It is important that children are given the opportunity to devise their own strategies to help them gain understanding of the concepts they are learning. Van de Walle and Folk (194-196) discuss many of the invented strategies that are common amongst many students when dealing with larger numbers. They include:
- Useful Representations: Children will often use a visual model to represent the problem they are presented with. This is often shown by using arrays.
- Complete-Number Strategies: Students who are not comfortable with breaking a number down into its tens and ones, will resort to other methods when multiplying larger numbers. For example, they may use addition (23 x 6 = 23 + 23 + 23 +23 + 23 + 23 = 138).
- Partitioning Strategies: When given higher number to multiply, students will sometimes break the numbers down in a variety of different ways. For example, some students may divide the numbers into tens and ones (32 x 3 : 10 x 3 = 30; 10 x 3 = 30; 10 x 3 = 30; 2 x 3 = 6; 30 + 30+ 30 + 6 = 96). Others may decide to partition by decades ( 30 x 3 = 90; 2 x 3 = 6), while others may find even more ways to divide the numbers.
- Compensation Strategies: Children often find ways to manipulate numbers to allow for easier calculations (48 x 3 : 50 x 3= 150; 2 x 3 = 6; 150 - 6 = 144).

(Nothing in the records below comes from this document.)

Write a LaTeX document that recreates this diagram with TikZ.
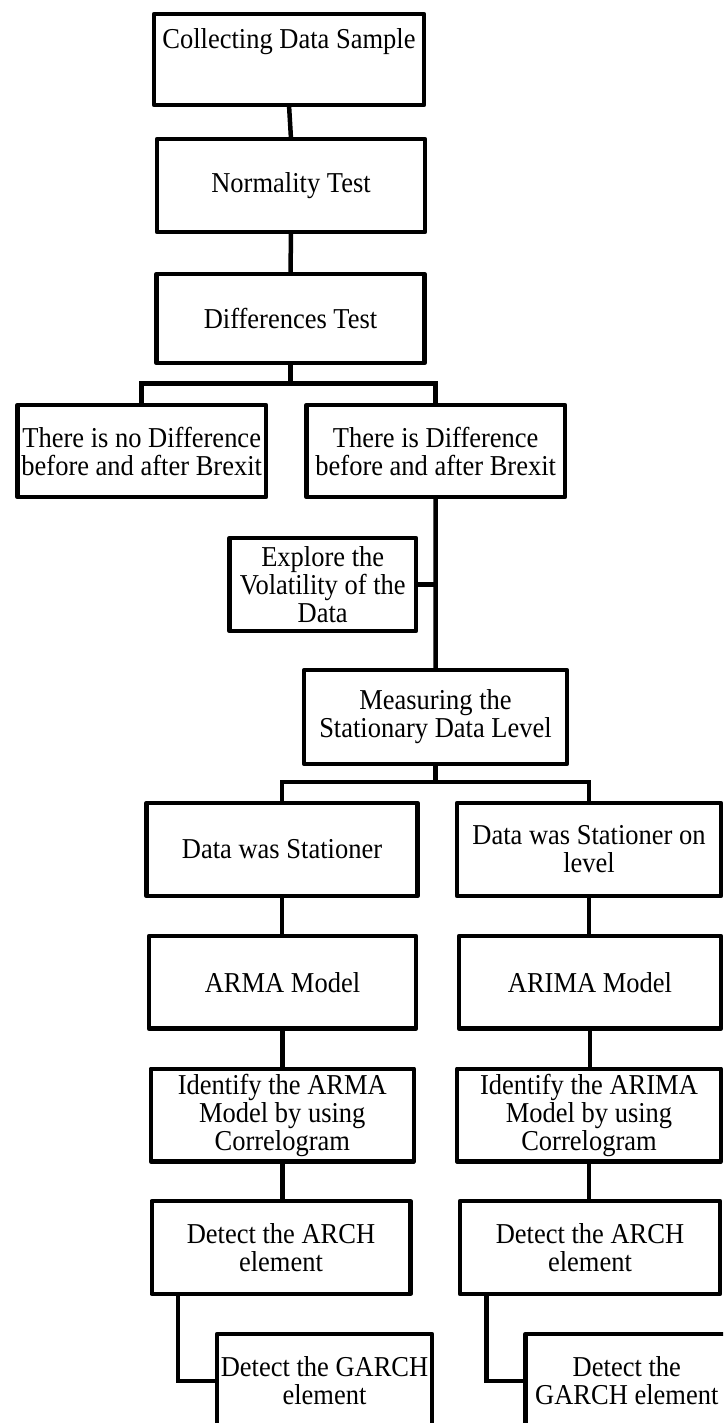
\documentclass[tikz,border=0pt]{standalone}
\usepackage{fontspec}
\setmainfont[FakeStretch=0.92]{Liberation Serif}
\begin{document}
\begin{tikzpicture}[x=1pt,y=-1pt,
  box/.style={draw, line width=4.5pt, line join=round, inner sep=0pt, outer sep=0pt, align=center,
    font=\fontsize{28.8}{28}\selectfont},
  lbl/.style={inner sep=0pt, align=center, font=\fontsize{28.8}{28}\selectfont},
  conn/.style={line width=4.5pt}]
\useasboundingbox (0,0) rectangle (723,1423);
\fill[white] (0,0) rectangle (723,1423);
\clip (0,0) rectangle (723,1423);
% boxes
\node[box, minimum width=270pt, minimum height=91pt] (collect) at (289,59.5) {};
\node[lbl] (collecttext) at (289,42) {Collecting Data Sample};
\node[box, minimum width=268pt, minimum height=93pt] (normal) at (291,185.5) {Normality Test};
\node[box, minimum width=268pt, minimum height=89pt] (diff) at (290.5,318.5) {Differences Test};
\node[box, minimum width=248.5pt, minimum height=92pt] (nodiff) at (141.7,451) {There is no Difference\\before and after Brexit};
\node[box, minimum width=258.5pt, minimum height=92pt] (yesdiff) at (435.7,451) {There is Difference\\before and after Brexit};
\node[box, minimum width=186.5pt, minimum height=93pt] (explore) at (322.7,584.5) {Explore the\\Volatility of the\\Data};
\node[box, minimum width=263pt, minimum height=93.7pt] (measure) at (435.5,717) {Measuring the\\Stationary Data Level};
\node[box, minimum width=271pt, minimum height=93pt] (stat) at (282,849.5) {Data was Stationer};
\node[box, minimum width=264pt, minimum height=93pt] (statlev) at (589,849.5) {Data was Stationer on\\level};
\node[box, minimum width=267pt, minimum height=92.7pt] (arma) at (282.5,982.3) {ARMA Model};
\node[box, minimum width=262pt, minimum height=92.7pt] (arima) at (590,982.3) {ARIMA Model};
\node[box, minimum width=263pt, minimum height=92.5pt] (idarma) at (282.3,1115) {Identify the ARMA\\Model by using\\Correlogram};
\node[box, minimum width=264pt, minimum height=92.5pt] (idarima) at (589,1115) {Identify the ARIMA\\Model by using\\Correlogram};
\node[box, minimum width=258.5pt, minimum height=93pt] (archL) at (281,1247.5) {Detect the ARCH\\element};
\node[box, minimum width=260pt, minimum height=93pt] (archR) at (590,1247.5) {Detect the ARCH\\element};
\node[box, minimum width=215pt, minimum height=94pt] (garchL) at (324.5,1381) {Detect the GARCH\\element};
\node[box, minimum width=202.5pt, minimum height=94pt] (garchR) at (626.8,1381) {Detect the\\GARCH element};
% split points
\coordinate (s1) at (290.5,383.7);
\coordinate (s2) at (435.5,782);
% connectors
\draw[conn] (collect.south) -- (normal.north);
\draw[conn] (normal.south) -- (diff.north);
\draw[conn] (diff.south) -- (s1);
\draw[conn] (nodiff.north) -- (nodiff.north |- s1) -- (yesdiff.north |- s1) -- (yesdiff.north);
\draw[conn] (yesdiff.south) -- (measure.north);
\draw[conn] (explore.east) -- (explore.east -| yesdiff.south);
\draw[conn] (measure.south) -- (s2);
\draw[conn] (stat.north) -- (stat.north |- s2) -- (statlev.north |- s2) -- (statlev.north);
\draw[conn] (stat.south) -- (stat.south |- arma.north);
\draw[conn] (statlev.south) -- (statlev.south |- arima.north);
\draw[conn] (arma.south) -- (arma.south |- idarma.north);
\draw[conn] (arima.south) -- (arima.south |- idarima.north);
\draw[conn] (idarma.south) -- (idarma.south |- archL.north);
\draw[conn] (idarima.south) -- (idarima.south |- archR.north);
\draw[conn] ([xshift=-103pt]archL.south) |- (garchL.west);
\draw[conn] ([xshift=-103.5pt]archR.south) |- (garchR.west);
\end{tikzpicture}
\end{document}
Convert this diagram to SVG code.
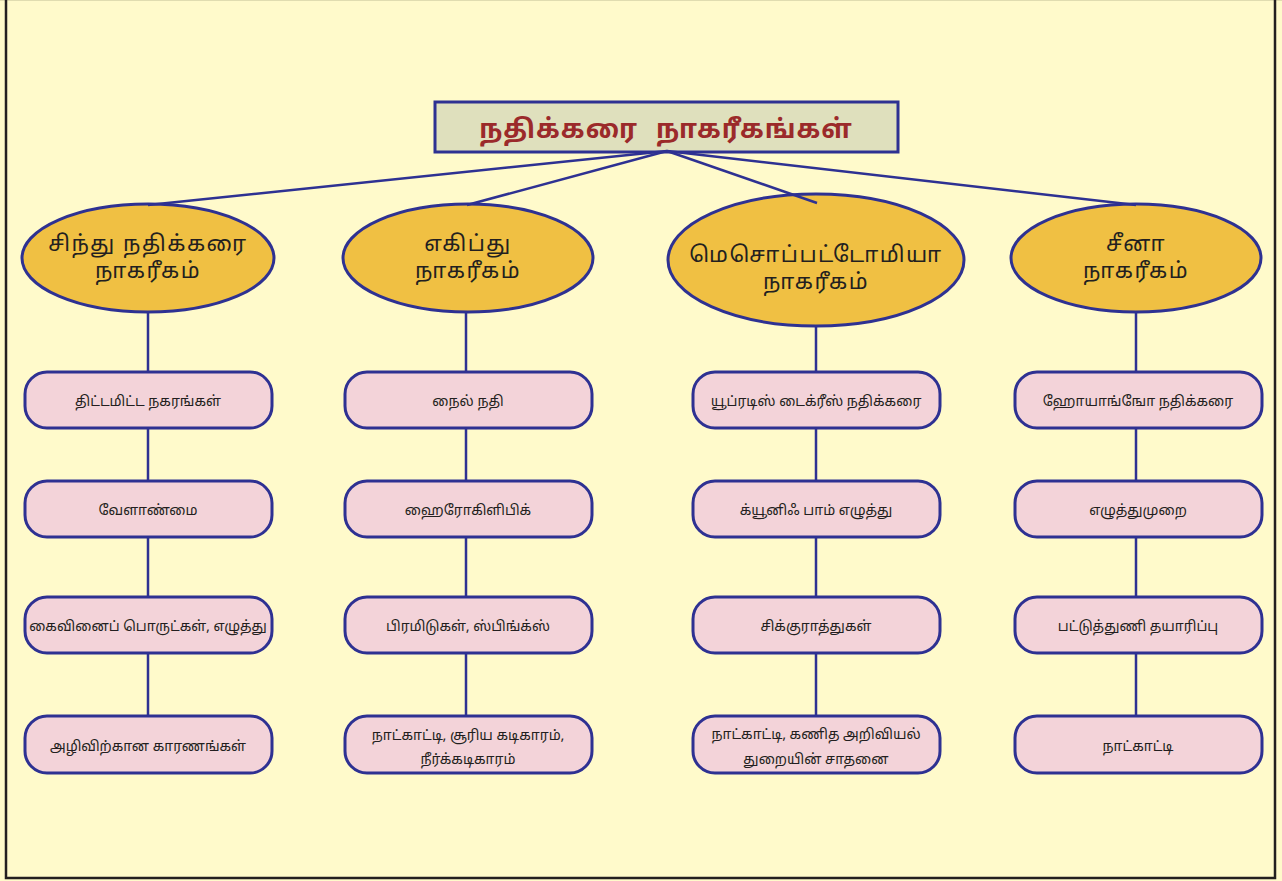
<svg xmlns="http://www.w3.org/2000/svg" width="1282" height="881" viewBox="0 0 1282 881">
<style>
.conn{stroke:#2e3192;stroke-width:2.5;fill:none}
.ell{fill:#f0c043;stroke:#2e3192;stroke-width:3}
.box{fill:#f3d3d9;stroke:#2e3192;stroke-width:3}
.et{font-family:"Noto Sans Tamil","Lohit Tamil","Noto Sans","DejaVu Sans",sans-serif;font-size:22px;fill:#231f20;text-anchor:middle;letter-spacing:1.5px}
.bt{font-family:"Noto Sans Tamil","Lohit Tamil","Noto Sans","DejaVu Sans",sans-serif;font-size:14px;fill:#231f20;text-anchor:middle}
.tt{font-family:"Noto Sans Tamil","Lohit Tamil","Noto Sans","DejaVu Sans",sans-serif;font-size:26px;font-weight:bold;fill:#9b2a2a;text-anchor:middle;letter-spacing:1px;word-spacing:10px}
</style>
<rect x="0" y="0" width="1282" height="881" fill="#fffacb"/>
<line x1="0" y1="0.5" x2="1282" y2="0.5" stroke="#e0dcb0" stroke-width="1"/>
<path d="M6 0 V878 H1275 V0" fill="none" stroke="#231f20" stroke-width="2.5"/>
<g id="title">
<rect x="435" y="102" width="463" height="50" fill="#dfe0bd" stroke="#2e3192" stroke-width="3"/>
<text class="tt" x="666" y="138">நதிக்கரை நாகரீகங்கள்</text>
</g>
<g id="indus">
<ellipse class="ell" cx="148" cy="258" rx="126" ry="54"/>
<text class="et" x="148" y="251">சிந்து நதிக்கரை</text>
<text class="et" x="148" y="278">நாகரீகம்</text>
</g>
<g id="egypt">
<ellipse class="ell" cx="468" cy="258" rx="125" ry="54"/>
<text class="et" x="468" y="251">எகிப்து</text>
<text class="et" x="468" y="278">நாகரீகம்</text>
</g>
<g id="meso">
<ellipse class="ell" cx="816" cy="260" rx="148" ry="66"/>
<text class="et" x="816" y="262">மெசொப்பட்டோமியா</text>
<text class="et" x="816" y="289">நாகரீகம்</text>
</g>
<g id="china">
<ellipse class="ell" cx="1136" cy="258" rx="125" ry="54"/>
<text class="et" x="1136" y="251">சீனா</text>
<text class="et" x="1136" y="278">நாகரீகம்</text>
</g>
<g id="c1r1"><rect class="box" x="25" y="372" width="247" height="56" rx="22"/><text class="bt" x="148" y="406">திட்டமிட்ட நகரங்கள்</text></g>
<g id="c1r2"><rect class="box" x="25" y="481" width="247" height="56" rx="22"/><text class="bt" x="148" y="515">வேளாண்மை</text></g>
<g id="c1r3"><rect class="box" x="25" y="597" width="247" height="56" rx="22"/><text class="bt" x="148" y="631">கைவினைப் பொருட்கள், எழுத்து</text></g>
<g id="c1r4"><rect class="box" x="25" y="716" width="247" height="57" rx="22"/><text class="bt" x="148" y="751">அழிவிற்கான காரணங்கள்</text></g>
<g id="c2r1"><rect class="box" x="345" y="372" width="247" height="56" rx="22"/><text class="bt" x="468" y="406">நைல் நதி</text></g>
<g id="c2r2"><rect class="box" x="345" y="481" width="247" height="56" rx="22"/><text class="bt" x="468" y="515">ஹைரோகிளிபிக்</text></g>
<g id="c2r3"><rect class="box" x="345" y="597" width="247" height="56" rx="22"/><text class="bt" x="468" y="631">பிரமிடுகள், ஸ்பிங்க்ஸ்</text></g>
<g id="c2r4"><rect class="box" x="345" y="716" width="247" height="57" rx="22"/><text class="bt" x="468" y="740">நாட்காட்டி, சூரிய கடிகாரம்,</text><text class="bt" x="468" y="764">நீர்க்கடிகாரம்</text></g>
<g id="c3r1"><rect class="box" x="693" y="372" width="247" height="56" rx="22"/><text class="bt" x="816" y="406">யூப்ரடிஸ் டைக்ரீஸ் நதிக்கரை</text></g>
<g id="c3r2"><rect class="box" x="693" y="481" width="247" height="56" rx="22"/><text class="bt" x="816" y="515">க்யூனிஃ பாம் எழுத்து</text></g>
<g id="c3r3"><rect class="box" x="693" y="597" width="247" height="56" rx="22"/><text class="bt" x="816" y="631">சிக்குராத்துகள்</text></g>
<g id="c3r4"><rect class="box" x="693" y="716" width="247" height="57" rx="22"/><text class="bt" x="816" y="739">நாட்காட்டி, கணித அறிவியல்</text><text class="bt" x="816" y="764">துறையின் சாதனை</text></g>
<g id="c4r1"><rect class="box" x="1015" y="372" width="247" height="56" rx="22"/><text class="bt" x="1138" y="406">ஹோயாங்ஙோ நதிக்கரை</text></g>
<g id="c4r2"><rect class="box" x="1015" y="481" width="247" height="56" rx="22"/><text class="bt" x="1138" y="515">எழுத்துமுறை</text></g>
<g id="c4r3"><rect class="box" x="1015" y="597" width="247" height="56" rx="22"/><text class="bt" x="1138" y="631">பட்டுத்துணி தயாரிப்பு</text></g>
<g id="c4r4"><rect class="box" x="1015" y="716" width="247" height="57" rx="22"/><text class="bt" x="1138" y="751">நாட்காட்டி</text></g>
<g id="connectors">
<line class="conn" x1="667" y1="151" x2="148" y2="205"/>
<line class="conn" x1="667" y1="151" x2="467" y2="205"/>
<line class="conn" x1="667" y1="151" x2="817" y2="203"/>
<line class="conn" x1="667" y1="151" x2="1136" y2="205"/>
<path class="conn" d="M148 312V372M148 428V481M148 537V597M148 653V716"/>
<path class="conn" d="M466 312V372M466 428V481M466 537V597M466 653V716"/>
<path class="conn" d="M816 326V372M816 428V481M816 537V597M816 653V716"/>
<path class="conn" d="M1136 312V372M1136 428V481M1136 537V597M1136 653V716"/>
</g>
</svg>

- Using Multiples of 10 and 100: When presented with multiples of 10 and 100, students will often use the beginning part of the number to find the product. For example, for 300 x 12, students will often first multiply 3 x 12 and then use that to help them figure out 300 x 12. It is important to ensure students are not simply adding zeros to the end but are actually understanding why they are doing that.
Van de Walle, John, and Folk, Sandra. Elementary and Middle School Mathematics - Teaching Developmentally. Canadian ed. Pearson Education Canada, 2005.